◆ DIRECTIVE ◆
Repeat every line of the listing below exactly, minus the pictures.

◆ DATA BLOCK ◆
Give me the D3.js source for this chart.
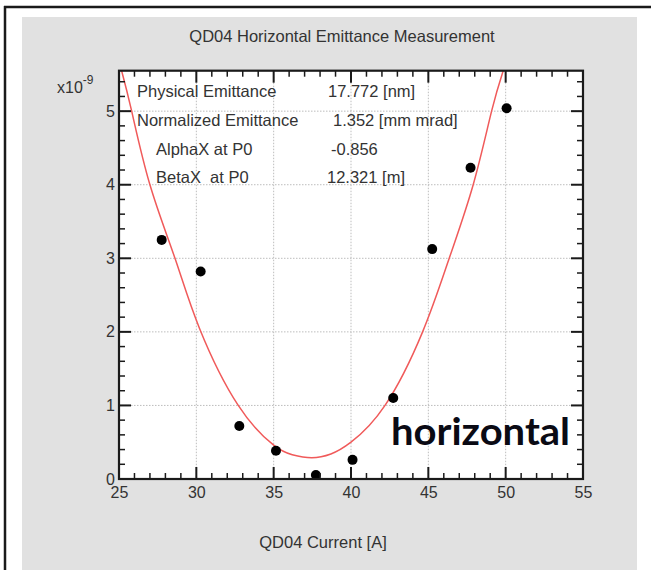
<!DOCTYPE html>
<html><head><meta charset="utf-8">
<script src="https://cdn.jsdelivr.net/npm/d3@7"></script>
<style>
html,body{margin:0;padding:0;background:#fff;}
svg{display:block;}
text{font-family:"Liberation Sans",Arial,sans-serif;white-space:pre;}
</style></head>
<body>
<script>
// ---- data ----
const currentA = [27.76, 30.28, 32.78, 35.15, 37.73, 40.10, 42.73, 45.25, 47.73, 50.06];
const sigma2 = [3.25, 2.82, 0.72, 0.385, 0.054, 0.26, 1.10, 3.125, 4.23, 5.04];
const fitX = [25.17, 25.82, 27.0, 28.62, 30.2, 32.71, 35.0, 36.2, 37.46, 38.7, 40.0, 42.2, 44.63, 46.35, 47.9, 49.09, 49.84];
const fitY = [5.55, 5.0, 4.0, 3.0, 2.05, 1.0, 0.46, 0.33, 0.29, 0.34, 0.50, 1.0, 2.0, 3.0, 4.0, 5.0, 5.55];
const xTicks = [25, 30, 35, 40, 45, 50, 55];
const yTicks = [0, 1, 2, 3, 4, 5];
const infoLabels = ["Physical Emittance", "Normalized Emittance", "AlphaX at P0", "BetaX  at P0"];
const infoValues = ["17.772 [nm]", "1.352 [mm mrad]", "-0.856", "12.321 [m]"];
const titleText = "QD04 Horizontal Emittance Measurement";
const xTitle = "QD04 Current [A]";
const planeText = "horizontal";

const W = 651, H = 570;
const svg = d3.select("body").append("svg").attr("width", W).attr("height", H);

// outer frame and gray panel
svg.append("rect").attr("x",0).attr("y",0).attr("width",W).attr("height",H).attr("fill","#fff");
svg.append("rect").attr("x",22).attr("y",17).attr("width",615).attr("height",H-17).attr("fill","#e1e1e1");
svg.append("line").attr("x1",5).attr("x2",5).attr("y1",6).attr("y2",H).attr("stroke","#1a1a1a").attr("stroke-width",2.5);
svg.append("line").attr("x1",4).attr("x2",W).attr("y1",7).attr("y2",7).attr("stroke","#1a1a1a").attr("stroke-width",2.5);

const L = 119, R = 583, T = 70.7, B = 479;
const x = d3.scaleLinear().domain([25, 55]).range([L, R]);
const y = d3.scaleLinear().domain([0, 5.55]).range([B, T]);

svg.append("rect").attr("x",L).attr("y",T).attr("width",R-L).attr("height",B-T).attr("fill","#fff");

// grid
const g = svg.append("g");
g.selectAll(".gx").data(xTicks.slice(1,-1)).join("line")
  .attr("x1",d=>x(d)).attr("x2",d=>x(d)).attr("y1",T).attr("y2",B)
  .attr("stroke","#bdbdbd").attr("stroke-width",1).attr("stroke-dasharray","1.5,1.5");
g.selectAll(".gy").data(yTicks.slice(1)).join("line")
  .attr("x1",L).attr("x2",R).attr("y1",d=>y(d)).attr("y2",d=>y(d))
  .attr("stroke","#bdbdbd").attr("stroke-width",1).attr("stroke-dasharray","1.5,1.5");

// info text
const info = svg.append("g").attr("fill","#333").style("font-size","16.5px");
const infoLX = [137, 137, 156, 156];
const infoVX = [328, 333, 331, 327];
const infoY = [97, 126, 155, 183];
infoLabels.forEach((t,i)=>{
  info.append("text").attr("x",infoLX[i]).attr("y",infoY[i]).attr("xml:space","preserve").text(t);
  info.append("text").attr("x",infoVX[i]).attr("y",infoY[i]).text(infoValues[i]);
});

// fit curve
const line = d3.line().x(d=>x(d[0])).y(d=>y(d[1])).curve(d3.curveNatural);
svg.append("path").datum(fitX.map((v,i)=>[v,fitY[i]]))
  .attr("d",line).attr("fill","none").attr("stroke","#f05a5a").attr("stroke-width",1.5);

// points
svg.selectAll(".pt").data(currentA.map((v,i)=>[v,sigma2[i]])).join("circle")
  .attr("cx",d=>x(d[0])).attr("cy",d=>y(d[1])).attr("r",5).attr("fill","#000");

// plane label
svg.append("text").attr("x",391).attr("y",445).text(planeText)
  .attr("textLength",179).attr("lengthAdjust","spacingAndGlyphs")
  .style("font-family","Lato, 'Open Sans', sans-serif").style("font-weight","bold").style("font-size","38px")
  .attr("fill","#0a0a14");

// ticks
const tk = svg.append("g").attr("stroke","#1a1a1a");
const xMinor = d3.range(25, 55.01, 1);
const yMinor = d3.range(0, 5.55, 0.2);
xMinor.forEach(v=>{
  const major = Math.abs(v/5 - Math.round(v/5))<1e-6;
  const len = major?12:6;
  tk.append("line").attr("x1",x(v)).attr("x2",x(v)).attr("y1",B).attr("y2",B-len).attr("stroke-width",major?2:1.5);
  tk.append("line").attr("x1",x(v)).attr("x2",x(v)).attr("y1",T).attr("y2",T+len).attr("stroke-width",major?2:1.5);
});
yMinor.forEach(v=>{
  const major = Math.abs(v - Math.round(v))<1e-6;
  const len = major?12:6;
  tk.append("line").attr("x1",L).attr("x2",L+len).attr("y1",y(v)).attr("y2",y(v)).attr("stroke-width",major?2:1.5);
  tk.append("line").attr("x1",R).attr("x2",R-len).attr("y1",y(v)).attr("y2",y(v)).attr("stroke-width",major?2:1.5);
});
svg.append("rect").attr("x",L).attr("y",T).attr("width",R-L).attr("height",B-T)
  .attr("fill","none").attr("stroke","#1a1a1a").attr("stroke-width",2.2);

// tick labels via axes
const xAxis = svg.append("g").attr("transform",`translate(0,${B})`)
  .call(d3.axisBottom(x).tickValues(xTicks).tickSize(0).tickPadding(8).tickFormat(d3.format("d")));
xAxis.select(".domain").remove();
xAxis.selectAll("text").attr("fill","#333").style("font-size","16px").attr("dy","0.71em");
const yAxis = svg.append("g").attr("transform",`translate(${L},0)`)
  .call(d3.axisLeft(y).tickValues(yTicks).tickSize(0).tickPadding(4).tickFormat(d3.format("d")));
yAxis.select(".domain").remove();
yAxis.selectAll("text").attr("fill","#333").style("font-size","16px");
xAxis.attr("font-family",null); yAxis.attr("font-family",null);

// exponent
const ex = svg.append("text").attr("x",57).attr("y",93).attr("fill","#333").style("font-size","16px");
ex.append("tspan").text("x10");
ex.append("tspan").attr("dy",-9).style("font-size","12px").text("-9");

// titles
svg.append("text").attr("x",342).attr("y",42).attr("text-anchor","middle").attr("fill","#333")
  .style("font-size","16.5px").text(titleText);
svg.append("text").attr("x",323).attr("y",548).attr("text-anchor","middle").attr("fill","#333")
  .style("font-size","16.5px").text(xTitle);
</script>
</body></html>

◆ RESULT OF THIS TASK ◆
Give me the D3.js source for this chart.
<!DOCTYPE html>
<html><head><meta charset="utf-8">
<script src="https://cdn.jsdelivr.net/npm/d3@7"></script>
<style>
html,body{margin:0;padding:0;background:#fff;}
svg{display:block;}
text{font-family:"Liberation Sans",Arial,sans-serif;white-space:pre;}
</style></head>
<body>
<script>
// ---- data ----
const currentA = [27.76, 30.28, 32.78, 35.15, 37.73, 40.10, 42.73, 45.25, 47.73, 50.06];
const sigma2 = [3.25, 2.82, 0.72, 0.385, 0.054, 0.26, 1.10, 3.125, 4.23, 5.04];
const fitX = [25.17, 25.82, 27.0, 28.62, 30.2, 32.71, 35.0, 36.2, 37.46, 38.7, 40.0, 42.2, 44.63, 46.35, 47.9, 49.09, 49.84];
const fitY = [5.55, 5.0, 4.0, 3.0, 2.05, 1.0, 0.46, 0.33, 0.29, 0.34, 0.50, 1.0, 2.0, 3.0, 4.0, 5.0, 5.55];
const xTicks = [25, 30, 35, 40, 45, 50, 55];
const yTicks = [0, 1, 2, 3, 4, 5];
const infoLabels = ["Physical Emittance", "Normalized Emittance", "AlphaX at P0", "BetaX  at P0"];
const infoValues = ["17.772 [nm]", "1.352 [mm mrad]", "-0.856", "12.321 [m]"];
const titleText = "QD04 Horizontal Emittance Measurement";
const xTitle = "QD04 Current [A]";
const planeText = "horizontal";

const W = 651, H = 570;
const svg = d3.select("body").append("svg").attr("width", W).attr("height", H);

// outer frame and gray panel
svg.append("rect").attr("x",0).attr("y",0).attr("width",W).attr("height",H).attr("fill","#fff");
svg.append("rect").attr("x",22).attr("y",17).attr("width",615).attr("height",H-17).attr("fill","#e1e1e1");
svg.append("line").attr("x1",5).attr("x2",5).attr("y1",6).attr("y2",H).attr("stroke","#1a1a1a").attr("stroke-width",2.5);
svg.append("line").attr("x1",4).attr("x2",W).attr("y1",7).attr("y2",7).attr("stroke","#1a1a1a").attr("stroke-width",2.5);

const L = 119, R = 583, T = 70.7, B = 479;
const x = d3.scaleLinear().domain([25, 55]).range([L, R]);
const y = d3.scaleLinear().domain([0, 5.55]).range([B, T]);

svg.append("rect").attr("x",L).attr("y",T).attr("width",R-L).attr("height",B-T).attr("fill","#fff");

// grid
const g = svg.append("g");
g.selectAll(".gx").data(xTicks.slice(1,-1)).join("line")
  .attr("x1",d=>x(d)).attr("x2",d=>x(d)).attr("y1",T).attr("y2",B)
  .attr("stroke","#bdbdbd").attr("stroke-width",1).attr("stroke-dasharray","1.5,1.5");
g.selectAll(".gy").data(yTicks.slice(1)).join("line")
  .attr("x1",L).attr("x2",R).attr("y1",d=>y(d)).attr("y2",d=>y(d))
  .attr("stroke","#bdbdbd").attr("stroke-width",1).attr("stroke-dasharray","1.5,1.5");

// info text
const info = svg.append("g").attr("fill","#333").style("font-size","16.5px");
const infoLX = [137, 137, 156, 156];
const infoVX = [328, 333, 331, 327];
const infoY = [97, 126, 155, 183];
infoLabels.forEach((t,i)=>{
  info.append("text").attr("x",infoLX[i]).attr("y",infoY[i]).attr("xml:space","preserve").text(t);
  info.append("text").attr("x",infoVX[i]).attr("y",infoY[i]).text(infoValues[i]);
});

// fit curve
const line = d3.line().x(d=>x(d[0])).y(d=>y(d[1])).curve(d3.curveNatural);
svg.append("path").datum(fitX.map((v,i)=>[v,fitY[i]]))
  .attr("d",line).attr("fill","none").attr("stroke","#f05a5a").attr("stroke-width",1.5);

// points
svg.selectAll(".pt").data(currentA.map((v,i)=>[v,sigma2[i]])).join("circle")
  .attr("cx",d=>x(d[0])).attr("cy",d=>y(d[1])).attr("r",5).attr("fill","#000");

// plane label
svg.append("text").attr("x",391).attr("y",445).text(planeText)
  .attr("textLength",179).attr("lengthAdjust","spacingAndGlyphs")
  .style("font-family","Lato, 'Open Sans', sans-serif").style("font-weight","bold").style("font-size","38px")
  .attr("fill","#0a0a14");

// ticks
const tk = svg.append("g").attr("stroke","#1a1a1a");
const xMinor = d3.range(25, 55.01, 1);
const yMinor = d3.range(0, 5.55, 0.2);
xMinor.forEach(v=>{
  const major = Math.abs(v/5 - Math.round(v/5))<1e-6;
  const len = major?12:6;
  tk.append("line").attr("x1",x(v)).attr("x2",x(v)).attr("y1",B).attr("y2",B-len).attr("stroke-width",major?2:1.5);
  tk.append("line").attr("x1",x(v)).attr("x2",x(v)).attr("y1",T).attr("y2",T+len).attr("stroke-width",major?2:1.5);
});
yMinor.forEach(v=>{
  const major = Math.abs(v - Math.round(v))<1e-6;
  const len = major?12:6;
  tk.append("line").attr("x1",L).attr("x2",L+len).attr("y1",y(v)).attr("y2",y(v)).attr("stroke-width",major?2:1.5);
  tk.append("line").attr("x1",R).attr("x2",R-len).attr("y1",y(v)).attr("y2",y(v)).attr("stroke-width",major?2:1.5);
});
svg.append("rect").attr("x",L).attr("y",T).attr("width",R-L).attr("height",B-T)
  .attr("fill","none").attr("stroke","#1a1a1a").attr("stroke-width",2.2);

// tick labels via axes
const xAxis = svg.append("g").attr("transform",`translate(0,${B})`)
  .call(d3.axisBottom(x).tickValues(xTicks).tickSize(0).tickPadding(8).tickFormat(d3.format("d")));
xAxis.select(".domain").remove();
xAxis.selectAll("text").attr("fill","#333").style("font-size","16px").attr("dy","0.71em");
const yAxis = svg.append("g").attr("transform",`translate(${L},0)`)
  .call(d3.axisLeft(y).tickValues(yTicks).tickSize(0).tickPadding(4).tickFormat(d3.format("d")));
yAxis.select(".domain").remove();
yAxis.selectAll("text").attr("fill","#333").style("font-size","16px");
xAxis.attr("font-family",null); yAxis.attr("font-family",null);

// exponent
const ex = svg.append("text").attr("x",57).attr("y",93).attr("fill","#333").style("font-size","16px");
ex.append("tspan").text("x10");
ex.append("tspan").attr("dy",-9).style("font-size","12px").text("-9");

// titles
svg.append("text").attr("x",342).attr("y",42).attr("text-anchor","middle").attr("fill","#333")
  .style("font-size","16.5px").text(titleText);
svg.append("text").attr("x",323).attr("y",548).attr("text-anchor","middle").attr("fill","#333")
  .style("font-size","16.5px").text(xTitle);
</script>
</body></html>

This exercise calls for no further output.